Friedrich Merz, Federal chairman of the Christian Democratic Union and candidate for chancellor, speaks at the annual business reception in the Rheingoldhalle in Mainz, Germany. (Boris Roessler / Picture Alliance via Getty Images)
If the German political class generally pays limited attention to Austrian politics, its southern neighbor’s convulsed start to the year has forced them to ask what it means for Germany. After Chancellor Karl Nehammer from Austria’s center-right People’s Party (ÖVP) announced his resignation, his party signaled its openness to forming a government with — and led by — the far-right Freedom Party (FPÖ).
Even in the run-up to last September’s Austrian federal elections, Nehammer had not ruled out working with the FPÖ. The two parties have governed together in the past, most recently in 2019, albeit with the far-right party as the junior force. Still, Nehammer had at least promised the conservatives would not accept the FPÖ’s leader Herbert Kickl (who they labeled a “security risk”) as chancellor. Now Kickl looks closer to power than ever.

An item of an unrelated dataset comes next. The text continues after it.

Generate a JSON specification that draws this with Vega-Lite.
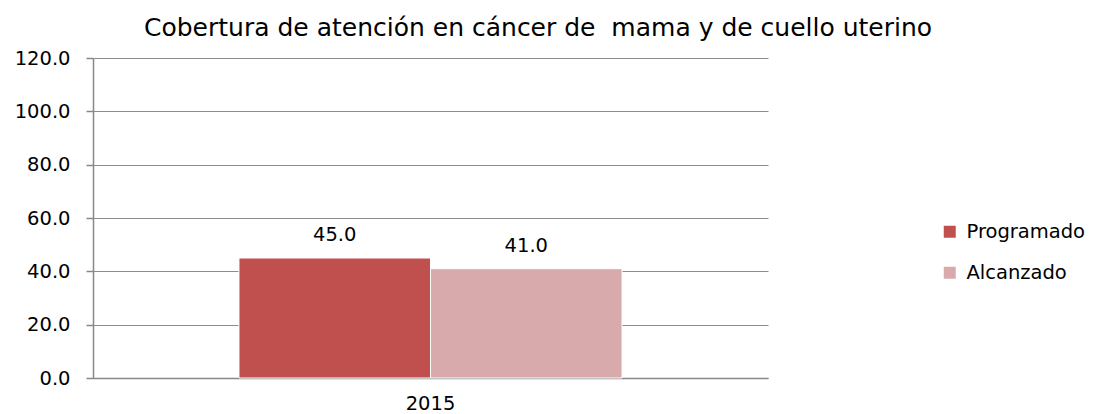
{
  "$schema": "https://vega.github.io/schema/vega-lite/v6.json",
  "autosize": "none",
  "width": 675,
  "height": 320,
  "padding": {"left": 93, "top": 58, "right": 328, "bottom": 36},
  "background": "white",
  "title": {
    "text": "Cobertura de atención en cáncer de \u00a0mama y de cuello uterino",
    "font": "DejaVu Sans",
    "fontSize": 25,
    "fontWeight": "normal",
    "color": "#000000",
    "anchor": "start",
    "frame": "group",
    "offset": 7,
    "dx": 51
  },
  "config": {
    "view": {"stroke": null},
    "font": "DejaVu Sans"
  },
  "data": {
    "values": [
      {"year": "2015", "serie": "Programado", "valor": 45.0},
      {"year": "2015", "serie": "Alcanzado", "valor": 41.0}
    ]
  },
  "encoding": {
    "x": {
      "field": "year",
      "type": "nominal",
      "title": null,
      "scale": {"paddingInner": 0, "paddingOuter": 0.381},
      "axis": {
        "labelAngle": 0,
        "labelFont": "DejaVu Sans",
        "labelFontSize": 19.5,
        "labelColor": "#000000",
        "labelPadding": 16,
        "ticks": false,
        "domainColor": "#888888",
        "domainWidth": 1.5
      }
    },
    "xOffset": {
      "field": "serie",
      "type": "nominal",
      "sort": ["Programado", "Alcanzado"],
      "scale": {"paddingInner": 0, "paddingOuter": 0}
    },
    "y": {
      "field": "valor",
      "type": "quantitative",
      "title": null,
      "scale": {"domain": [0, 120], "nice": false},
      "axis": {
        "values": [0, 20, 40, 60, 80, 100, 120],
        "format": ".1f",
        "labelFont": "DejaVu Sans",
        "labelFontSize": 19.5,
        "labelColor": "#000000",
        "labelPadding": 16,
        "tickSize": 7,
        "tickColor": "#888888",
        "tickWidth": 1.5,
        "domainColor": "#888888",
        "domainWidth": 1.5,
        "gridColor": "#8c8c8c",
        "gridWidth": 1
      }
    }
  },
  "layer": [
    {
      "mark": {"type": "bar", "stroke": "white", "strokeWidth": 1},
      "encoding": {
        "color": {
          "field": "serie",
          "type": "nominal",
          "sort": ["Programado", "Alcanzado"],
          "scale": {"domain": ["Programado", "Alcanzado"], "range": ["#C0504D", "#D9AAAB"]},
          "legend": {
            "title": null,
            "orient": "none",
            "legendX": 847,
            "legendY": 164,
            "symbolType": "square",
            "symbolSize": 144,
            "symbolStrokeWidth": 0,
            "labelFont": "DejaVu Sans",
            "labelFontSize": 19.5,
            "labelColor": "#000000",
            "labelOffset": 7,
            "rowPadding": 20
          }
        }
      }
    },
    {
      "mark": {"type": "text", "dy": -23, "font": "DejaVu Sans", "fontSize": 19.5, "color": "#000000"},
      "encoding": {
        "text": {"field": "valor", "type": "quantitative", "format": ".1f"}
      }
    }
  ]
}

For a while, it seemed the conservatives would maintain their promise. This would have allowed them to retain the chancellorship despite the FPÖ pushing them into second place in vote totals. But then came the collapse of the negotiations to form a coalition between the conservatives, the Social Democrats, and the neoliberal NEOS. Now talks between the FPÖ and the ÖVP suggest that Kickl is halfway into the federal chancellery in Vienna.